Country of the host city
Given its proximity to the worst of World War I, Antwerp, Belgium was a surprising choice. Less surprising was that Germany and the rest of Allies' opponents - Austria, Hungary and Turkey - were not invited. New Zealand appeared for the first time in its own right. Previously Kiwis appeared in the Australasian team.
Only 14 nations took in all competition, not surprising given the human and economic ravages of the war. In keeping with the unusual circumstances, the yachting regatta featured no fewer than 14 classes. Four of them were doubled up with the 6-, 8-, 10-and 12-metres classes each racing in Old Rule and New Rule formulae. Seven classes had one solitary entry, which must have resulted in some of the easiest-earned gold medals in Olympic history. Ostende hosted the sailing and there were two positive aspects.

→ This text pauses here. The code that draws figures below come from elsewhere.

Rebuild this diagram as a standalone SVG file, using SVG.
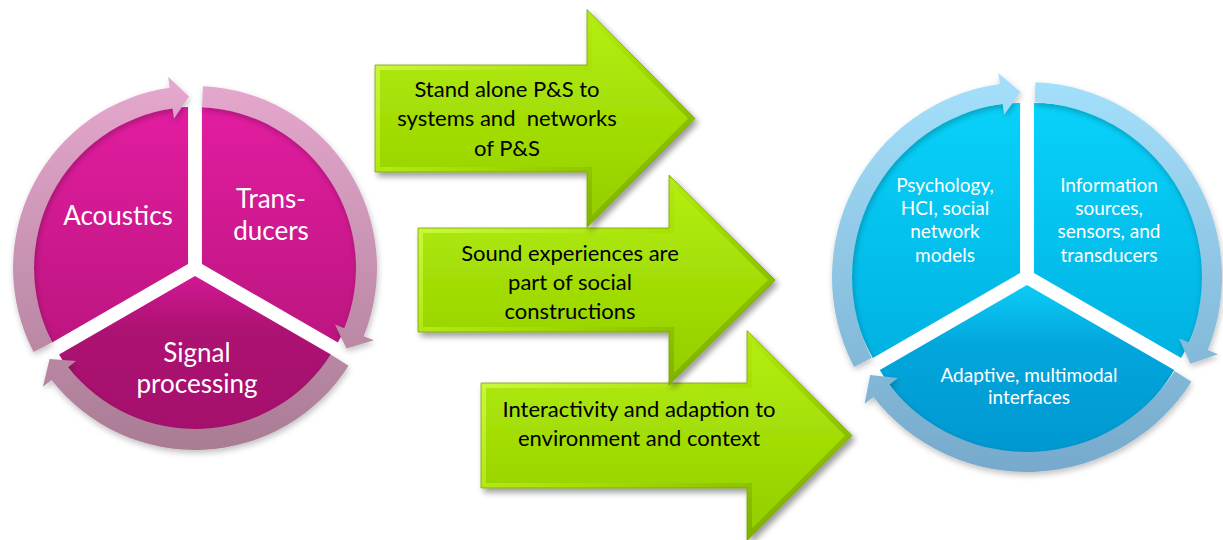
<svg xmlns="http://www.w3.org/2000/svg" width="1223" height="540" viewBox="0 0 1223 540">
  <defs>
    <style>
      .lbl-w { font-family: Lato, "Open Sans", "Liberation Sans", sans-serif; fill: #ffffff; text-anchor: middle; }
      .lbl-b { font-family: Lato, "Open Sans", "Liberation Sans", sans-serif; fill: #000000; text-anchor: middle; font-size: 22px; }
      .big { font-size: 26px; }
      .small { font-size: 19px; }
      .rim { fill: url(#greenBevel); stroke: #76a200; stroke-width: 0.8; }
      .face { fill: url(#greenFace); }
    </style>
    <!-- magenta cycle -->
    <linearGradient id="magTop" x1="0" y1="0" x2="0" y2="1">
      <stop offset="0" stop-color="#e21da0"/>
      <stop offset="1" stop-color="#bd1580"/>
    </linearGradient>
    <linearGradient id="magBottom" x1="0" y1="0" x2="0" y2="1">
      <stop offset="0" stop-color="#d01894"/>
      <stop offset="0.35" stop-color="#ac1272"/>
      <stop offset="1" stop-color="#a5106c"/>
    </linearGradient>
    <linearGradient id="pinkRing" gradientUnits="userSpaceOnUse" x1="0" y1="85" x2="0" y2="455">
      <stop offset="0" stop-color="#e4a7cd"/>
      <stop offset="1" stop-color="#a97b93"/>
    </linearGradient>
    <!-- cyan cycle -->
    <linearGradient id="cyanTop" x1="0" y1="0" x2="0" y2="1">
      <stop offset="0" stop-color="#08d2fa"/>
      <stop offset="1" stop-color="#00b2e2"/>
    </linearGradient>
    <linearGradient id="cyanBottom" x1="0" y1="0" x2="0" y2="1">
      <stop offset="0" stop-color="#0cccf6"/>
      <stop offset="0.35" stop-color="#02a6dc"/>
      <stop offset="1" stop-color="#0098d0"/>
    </linearGradient>
    <linearGradient id="blueRing" gradientUnits="userSpaceOnUse" x1="0" y1="75" x2="0" y2="475">
      <stop offset="0" stop-color="#a4e0fb"/>
      <stop offset="1" stop-color="#76a9cb"/>
    </linearGradient>
    <!-- green block arrows -->
    <linearGradient id="greenFace" x1="0" y1="0" x2="0" y2="1">
      <stop offset="0" stop-color="#b2ee0c"/>
      <stop offset="1" stop-color="#94ce00"/>
    </linearGradient>
    <linearGradient id="greenBevel" x1="0" y1="0" x2="1" y2="1">
      <stop offset="0" stop-color="#d6ff52"/>
      <stop offset="0.5" stop-color="#a6e000"/>
      <stop offset="1" stop-color="#6f9e00"/>
    </linearGradient>
    <filter id="shadow" x="-10%" y="-10%" width="130%" height="130%">
      <feGaussianBlur in="SourceAlpha" stdDeviation="3"/>
      <feOffset dx="3" dy="4" result="b"/>
      <feComponentTransfer><feFuncA type="linear" slope="0.4"/></feComponentTransfer>
      <feMerge><feMergeNode/><feMergeNode in="SourceGraphic"/></feMerge>
    </filter>
    <filter id="softShadow" x="-10%" y="-10%" width="130%" height="130%">
      <feGaussianBlur in="SourceAlpha" stdDeviation="3"/>
      <feOffset dx="1" dy="3" result="b"/>
      <feComponentTransfer><feFuncA type="linear" slope="0.25"/></feComponentTransfer>
      <feMerge><feMergeNode/><feMergeNode in="SourceGraphic"/></feMerge>
    </filter>
  </defs>

  <!-- Left cycle: pie sectors -->
  <g id="acoustics">
    <path d="M188.07 264 L52.11 342.5 A157 157 0 0 1 188.07 107 Z" fill="url(#magTop)"/>
    <text class="lbl-w big" x="118" y="225">Acoustics</text>
  </g>
  <g id="transducers">
    <path d="M201.93 264 L201.93 107 A157 157 0 0 1 337.89 342.5 Z" fill="url(#magTop)"/>
    <text class="lbl-w big" x="271" y="208">Trans-</text>
    <text class="lbl-w big" x="271" y="240">ducers</text>
  </g>
  <g id="signal-processing">
    <path d="M195 276 L330.96 354.5 A157 157 0 0 1 59.04 354.5 Z" fill="url(#magBottom)"/>
    <text class="lbl-w big" x="197" y="362">Signal</text>
    <text class="lbl-w big" x="197" y="393">processing</text>
  </g>

  <!-- Right cycle: pie sectors -->
  <g id="psychology">
    <path d="M1020.07 273 L872.85 358 A170 170 0 0 1 1020.07 103 Z" fill="url(#cyanTop)"/>
    <text class="lbl-w small" x="945" y="192">Psychology,</text>
    <text class="lbl-w small" x="945" y="215">HCI, social</text>
    <text class="lbl-w small" x="945" y="238">network</text>
    <text class="lbl-w small" x="945" y="262">models</text>
  </g>
  <g id="information-sources">
    <path d="M1033.93 273 L1033.93 103 A170 170 0 0 1 1181.15 358 Z" fill="url(#cyanTop)"/>
    <text class="lbl-w small" x="1109" y="192">Information</text>
    <text class="lbl-w small" x="1109" y="215">sources,</text>
    <text class="lbl-w small" x="1109" y="238">sensors, and</text>
    <text class="lbl-w small" x="1109" y="262">transducers</text>
  </g>
  <g id="adaptive-interfaces">
    <path d="M1027 285 L1174.22 370 A170 170 0 0 1 879.78 370 Z" fill="url(#cyanBottom)"/>
    <text class="lbl-w small" x="1029" y="382">Adaptive, multimodal</text>
    <text class="lbl-w small" x="1029" y="404">interfaces</text>
  </g>

  <!-- Connectors: circular arrows round each cycle, and the three block arrows -->
  <g id="connectors">
    <g fill="url(#pinkRing)" filter="url(#softShadow)">
      <path d="M33.57 352.03 A182 182 0 0 1 169.67 87.77 L168.13 76.87 L189.01 96.60 L173.98 118.46 L172.59 108.56 A161 161 0 0 0 52.19 342.33 Z"/>
      <path d="M202.94 86.17 A182 182 0 0 1 363.75 336.18 L373.95 340.30 L346.42 348.52 L335.01 324.56 L344.28 328.31 A161 161 0 0 0 202.02 107.15 Z"/>
      <path d="M348.50 365.79 A182 182 0 0 1 51.58 380.06 L42.92 386.83 L49.57 358.88 L76.01 360.97 L68.13 367.13 A161 161 0 0 0 330.79 354.51 Z"/>
    </g>
    <g fill="url(#blueRing)" filter="url(#softShadow)">
      <path d="M854.03 367.03 A195 195 0 0 1 999.86 83.89 L998.32 73.00 L1020.54 92.11 L1004.17 114.59 L1002.64 103.70 A175 175 0 0 0 871.77 357.80 Z"/>
      <path d="M1035.50 82.19 A195 195 0 0 1 1207.80 350.05 L1218.00 354.17 L1190.34 363.86 L1179.06 338.43 L1189.26 342.56 A175 175 0 0 0 1034.63 102.17 Z"/>
      <path d="M1191.46 381.77 A195 195 0 0 1 873.34 397.06 L864.67 403.83 L870.12 375.03 L897.77 377.97 L889.10 384.75 A175 175 0 0 0 1174.60 371.03 Z"/>
    </g>

    <g id="arrow-interactivity" filter="url(#shadow)">
      <polygon class="rim" points="481,383 747,383 747,330.5 852,435.5 747,540.5 747,488 481,488"/>
      <polygon class="face" points="486,388 752,388 752,342.5 845,435.5 752,528.5 752,483 486,483"/>
    </g>
    <g id="arrow-sound-experiences" filter="url(#shadow)">
      <polygon class="rim" points="418,228 669,228 669,175 775,280 669,385 669,332 418,332"/>
      <polygon class="face" points="423,233 674,233 674,187 768,280 674,373 674,327 423,327"/>
    </g>
    <g id="arrow-standalone" filter="url(#shadow)">
      <polygon class="rim" points="375,65 587,65 587,9.5 695,118.5 587,227.5 587,172 375,172"/>
      <polygon class="face" points="380,70 592,70 592,21.5 688,118.5 592,215.5 592,167 380,167"/>
    </g>
  </g>

  <!-- block arrow labels -->
  <g id="arrow-labels">
    <text class="lbl-b" x="507" y="97">Stand alone P&amp;S to</text>
    <text class="lbl-b" x="507" y="126" xml:space="preserve">systems and  networks</text>
    <text class="lbl-b" x="507" y="155.5">of P&amp;S</text>
    <text class="lbl-b" x="570" y="261">Sound experiences are</text>
    <text class="lbl-b" x="570" y="290">part of social</text>
    <text class="lbl-b" x="570" y="319">constructions</text>
    <text class="lbl-b" x="639" y="417">Interactivity and adaption to</text>
    <text class="lbl-b" x="639" y="446">environment and context</text>
  </g>
</svg>
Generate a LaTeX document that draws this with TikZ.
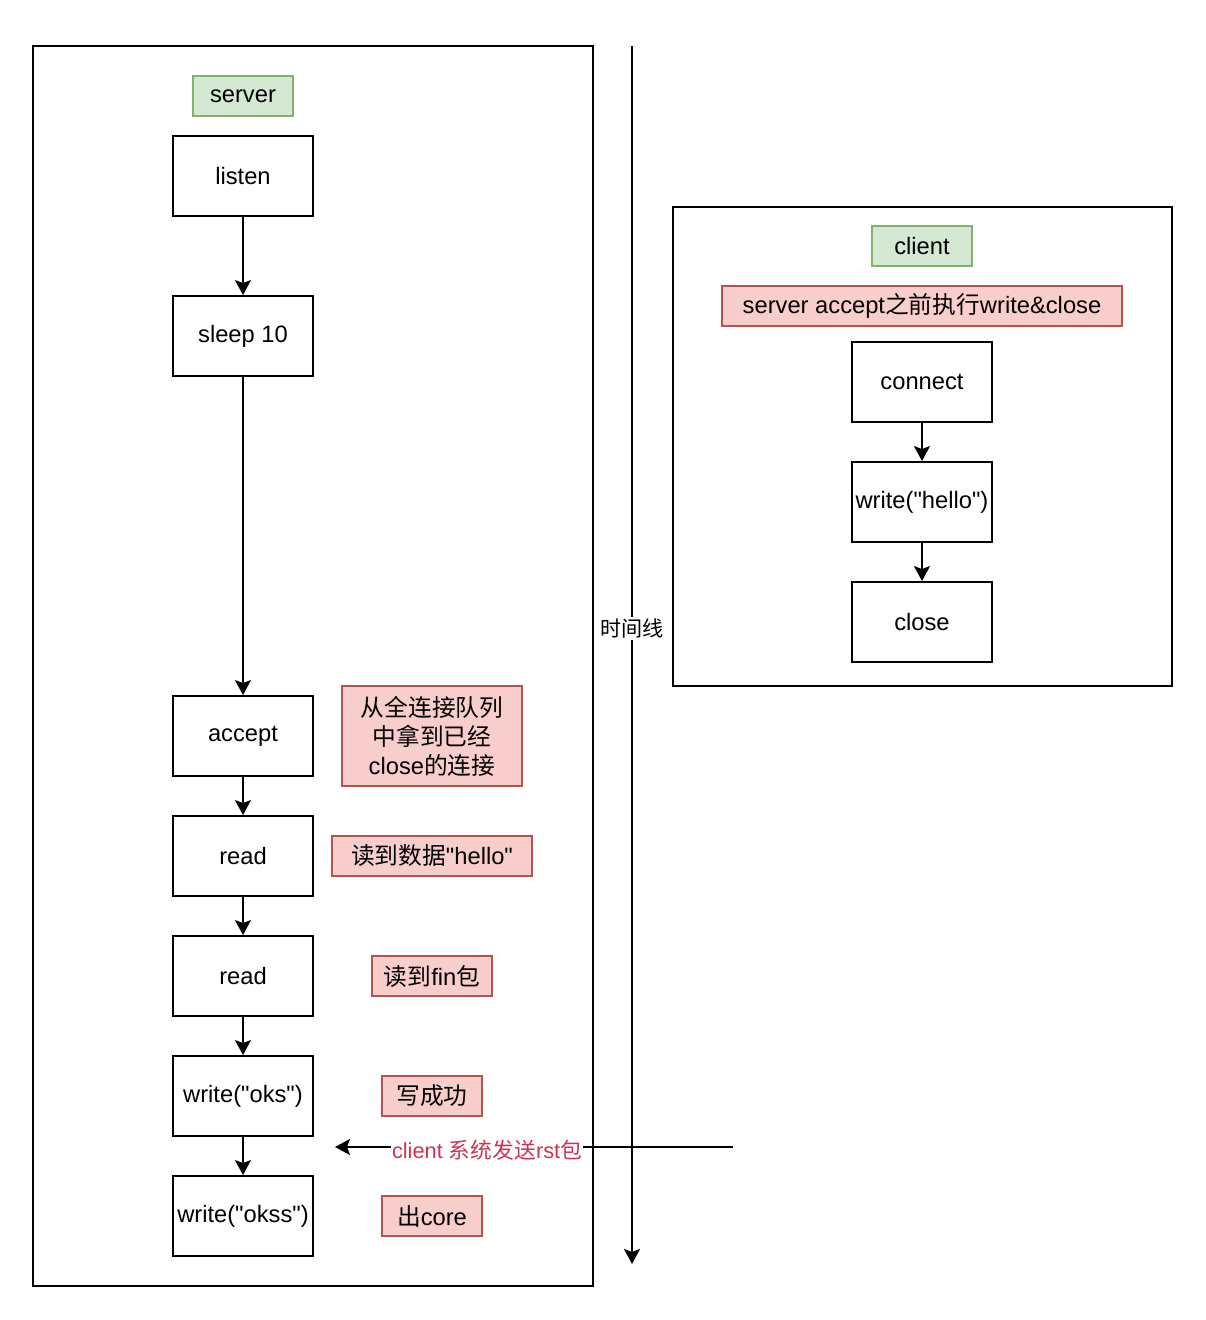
\documentclass[tikz,border=0pt]{standalone}
\usepackage{fontspec}
\setmainfont{Liberation Sans}
\newfontfamily\cjk{Noto Sans CJK SC}
\usepackage{xcolor}
\usetikzlibrary{arrows.meta,positioning}
\definecolor{tagfill}{HTML}{D5E8D4}
\definecolor{tagdraw}{HTML}{82B366}
\definecolor{notefill}{HTML}{F8CECC}
\definecolor{notedraw}{HTML}{B85450}
\definecolor{rstred}{HTML}{CC3355}
\newcommand{\dq}{\textquotedbl}
\tikzset{flow/.style={line width=1.1pt,-{Stealth[length=3mm,width=3.2mm,inset=0.6mm]}}}
\tikzstyle{proc} = [draw,line width=1.1pt,minimum width=2.8cm,minimum height=1.6cm,inner sep=0pt]
\tikzstyle{tag} = [draw=tagdraw,fill=tagfill,line width=0.8pt,minimum width=2cm,minimum height=0.8cm,inner sep=0pt]
\tikzstyle{note} = [draw=notedraw,fill=notefill,line width=0.8pt,minimum height=0.8cm,inner sep=0pt,align=center]

\begin{document}
\begin{tikzpicture}[
  x=0.02cm, y=-0.02cm,
  every node/.style={font=\fontsize{13.5}{16.5}\selectfont}
]
\useasboundingbox (0,0) rectangle (1206,1320);
% 两个框
\draw[line width=1.1pt] (33,46) rectangle (593,1286);
\draw[line width=1.1pt] (673,207) rectangle (1172,686);

% server 端
\node[tag] (srvtag) at (243,96) {server};
\node[proc] (listen) at (243,176) {listen};
\node[proc] (sleep) at (243,336) {sleep 10};
\node[proc] (accept) at (243,736) {accept};
\node[proc] (readA) at (243,856) {read};
\node[proc] (readB) at (243,976) {read};
\node[proc] (writeA) at (243,1096) {write(\dq oks\dq)};
\node[proc] (writeB) at (243,1216) {write(\dq okss\dq)};

\draw[flow] (listen) -- (sleep);
\draw[flow] (sleep) -- (accept);
\draw[flow] (accept) -- (readA);
\draw[flow] (readA) -- (readB);
\draw[flow] (readB) -- (writeA);
\draw[flow] (writeA) -- (writeB);

% 说明
\node[note,minimum width=3.6cm,minimum height=2cm] (noteaccept) at (432,736)
  {{\cjk 从全连接队列}\\{\cjk 中拿到已经}\\close{\cjk 的连接}};
\node[note,minimum width=4cm] (notehello) at (432,856) {{\cjk 读到数据}\dq hello\dq};
\node[note,minimum width=2.4cm] (notefin) at (432,976) {{\cjk 读到}fin{\cjk 包}};
\node[note,minimum width=2cm] (noteok) at (432,1096) {\cjk 写成功};
\node[note,minimum width=2cm] (notecore) at (432,1216) {{\cjk 出}core};

% client 端
\node[tag] (clitag) at (922,246) {client};
\node[note,minimum width=8cm] (noteclient) at (922,306) {server accept{\cjk 之前执行}write\&close};
\node[proc] (connect) at (922,382) {connect};
\node[proc] (writeC) at (922,502) {write(\dq hello\dq)};
\node[proc] (close) at (922,622) {close};

\draw[flow] (connect) -- (writeC);
\draw[flow] (writeC) -- (close);

% 时间线
\coordinate (ttop) at (632,46);
\coordinate (tbot) at (632,1264);
\draw[flow] (ttop) -- (tbot)
  node[pos=0.478,fill=white,inner sep=1pt,font=\fontsize{12}{14}\selectfont] {\cjk 时间线};

% rst
\coordinate (rstfrom) at (733,1147);
\coordinate (rstto) at (335,1147);
\draw[flow] (rstfrom) -- (rstto)
  node[pos=0.618,yshift=-2pt,fill=white,inner sep=0.5pt,text=rstred,font=\fontsize{12.4}{14}\selectfont]
  {client {\cjk 系统发送}rst{\cjk 包}};
\end{tikzpicture}
\end{document}
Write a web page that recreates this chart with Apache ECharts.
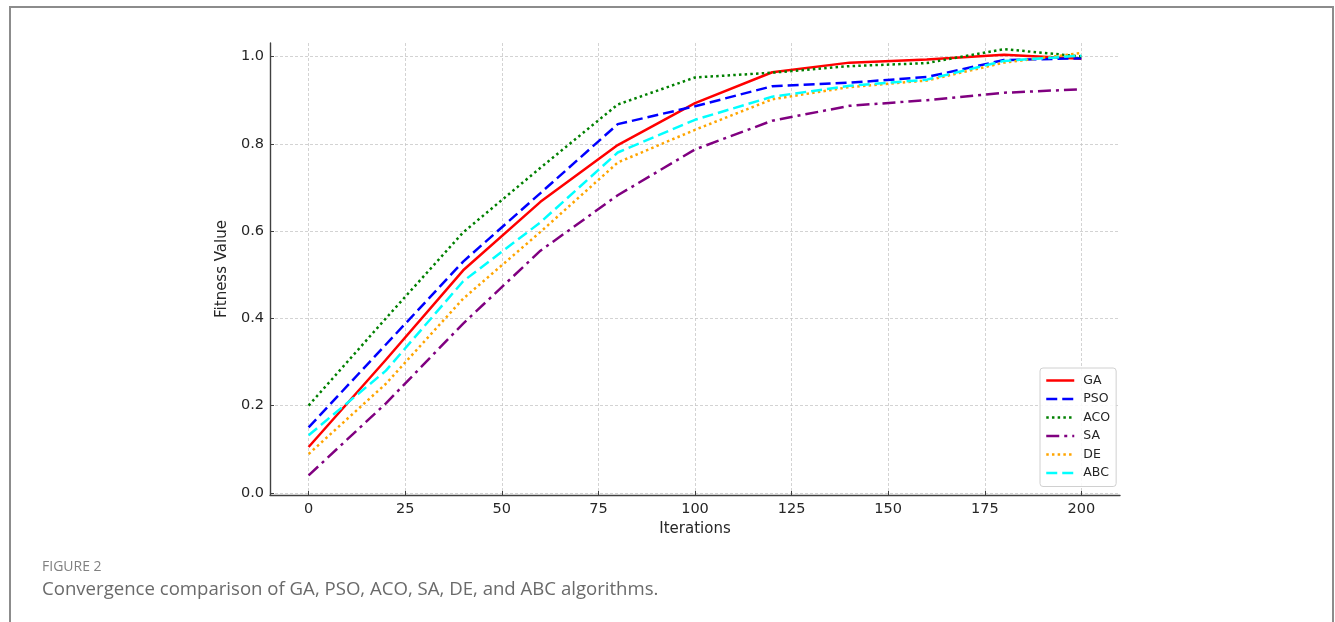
<!DOCTYPE html>
<html>
<head>
<meta charset="utf-8">
<script src="https://cdn.jsdelivr.net/npm/echarts@6/dist/echarts.min.js"></script>
<style>
    html, body { margin: 0; padding: 0; background: #fff; }
    .frame {
        position: absolute; left: 9px; top: 6px; width: 1321px; height: 700px;
        border-left: 2px solid #8c8c8c; border-top: 2px solid #8c8c8c; border-right: 2px solid #8c8c8c;
    }
    #main { position: absolute; left: 0; top: 0; width: 1335px; height: 622px; }
    .fig-label {
        position: absolute; left: 42px; top: 556px;
        font-family: "Open Sans", sans-serif; font-size: 14px; color: #808080;
    }
    .fig-caption {
        position: absolute; left: 42px; top: 575px;
        font-family: "Open Sans", sans-serif; font-size: 18.6px; color: #6a6a6a;
    }
</style>
</head>
<body>
<div class="frame"></div>
<div id="main"></div>
<div class="fig-label">FIGURE 2</div>
<div class="fig-caption">Convergence comparison of GA, PSO, ACO, SA, DE, and ABC algorithms.</div>
<script>
    // iterations sampled every 20
    const iterations = [0, 20, 40, 60, 80, 100, 120, 140, 160, 180, 200];
    const gaVals  = [0.105, 0.305, 0.51, 0.667, 0.797, 0.893, 0.964, 0.986, 0.993, 1.004, 0.995];
    const psoVals = [0.15, 0.34, 0.53, 0.687, 0.845, 0.886, 0.932, 0.940, 0.953, 0.992, 0.996];
    const acoVals = [0.20, 0.40, 0.597, 0.745, 0.89, 0.952, 0.963, 0.978, 0.985, 1.017, 1.0];
    const saVals  = [0.04, 0.205, 0.388, 0.555, 0.682, 0.787, 0.853, 0.887, 0.900, 0.917, 0.925];
    const deVals  = [0.089, 0.25, 0.445, 0.598, 0.757, 0.832, 0.902, 0.93, 0.945, 0.986, 1.008];
    const abcVals = [0.132, 0.28, 0.485, 0.62, 0.78, 0.855, 0.908, 0.933, 0.947, 0.99, 1.002];

    const algoNames = ['GA', 'PSO', 'ACO', 'SA', 'DE', 'ABC'];
    const algoData = [gaVals, psoVals, acoVals, saVals, deVals, abcVals];
    const algoColors = ['#ff0000', '#0000ff', '#008000', '#800080', '#ffa500', '#00ffff'];
    const algoDash = ['solid', [11, 5], [2.5, 3.2], [13, 5, 3, 5], [2.5, 3.2], [11, 5]];

    let chart = echarts.init(document.getElementById('main'));
    let tickFont = { fontFamily: 'DejaVu Sans', fontSize: 14.5, color: '#262626' };
    let grid = { type: [3, 2], color: '#c8c8c8', width: 0.8 };

    let series = [];
    for (let i = 0; i < algoNames.length; i++) {
        series.push({
            name: algoNames[i],
            type: 'line',
            symbol: 'none',
            data: iterations.map((x, k) => [x, algoData[i][k]]),
            lineStyle: { color: algoColors[i], width: 2.5, type: algoDash[i], cap: 'butt' },
            itemStyle: { color: algoColors[i] },
            z: 3
        });
    }

    let option = {
        animation: false,
        grid: { left: 270, top: 43, right: 215, bottom: 127, containLabel: false },
        legend: {
            orient: 'vertical',
            left: 1040, top: 368,
            padding: [6, 6, 7, 5],
            itemWidth: 28, itemHeight: 14, itemGap: 5.5,
            borderColor: '#d0d0d0', borderWidth: 1, borderRadius: 3,
            backgroundColor: 'rgba(255,255,255,0.85)',
            itemStyle: { color: 'transparent', borderColor: 'transparent', borderWidth: 0, opacity: 0 },
            lineStyle: { width: 2.5 },
            textStyle: { fontFamily: 'DejaVu Sans', fontSize: 12.5, color: '#262626', padding: [0, 0, 0, 4] },
            data: algoNames
        },
        xAxis: {
            type: 'value',
            min: -10, max: 210,
            minInterval: 25, maxInterval: 25,
            name: 'Iterations',
            nameLocation: 'middle',
            nameGap: 24,
            nameTextStyle: { fontFamily: 'DejaVu Sans', fontSize: 15, color: '#262626' },
            axisLine: { show: true, onZero: false, lineStyle: { color: '#404040', width: 1.4 } },
            axisTick: { show: true, inside: true, length: 4, lineStyle: { color: '#404040' } },
            axisLabel: Object.assign({ margin: 7, showMinLabel: false, showMaxLabel: false,
                formatter: v => (v % 25 === 0 ? String(v) : '') }, tickFont),
            splitLine: { show: true, showMinLine: false, showMaxLine: false, lineStyle: grid }
        },
        yAxis: {
            type: 'value',
            min: -0.005, max: 1.031,
            minInterval: 0.2, maxInterval: 0.2,
            name: 'Fitness Value',
            nameLocation: 'middle',
            nameGap: 30,
            nameTextStyle: { fontFamily: 'DejaVu Sans', fontSize: 15, color: '#262626' },
            axisLine: { show: true, onZero: false, lineStyle: { color: '#404040', width: 1.4 } },
            axisTick: { show: true, inside: true, length: 4, lineStyle: { color: '#404040' } },
            axisLabel: Object.assign({ margin: 6, showMinLabel: false, showMaxLabel: false,
                formatter: v => (Math.abs(v * 5 - Math.round(v * 5)) < 1e-6 ? v.toFixed(1) : '') }, tickFont),
            splitLine: { show: true, showMinLine: false, showMaxLine: false, lineStyle: grid }
        },
        series: series
    };
    chart.setOption(option);
</script>
</body>
</html>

For the first time dinghy classes were introduced: the 12ft and 18ft classes. And the duplication of the International Rules classes prompted rationalisation in the future and interest in one-designs. Belgian Leon Huybrechts became the first medallist in different Games adding the 6-metre New Rule silver to the one he'd secured in 1908. The sport was exercised about the objective of the Olympic races. "Are they intended to be a test of seamanship or a test of yachts? Or both? "asked Yachting World. The question was posed because one of Belgium's gold was won by a Linton Hope designed boat built by Frank Maynard in Chiswick, London.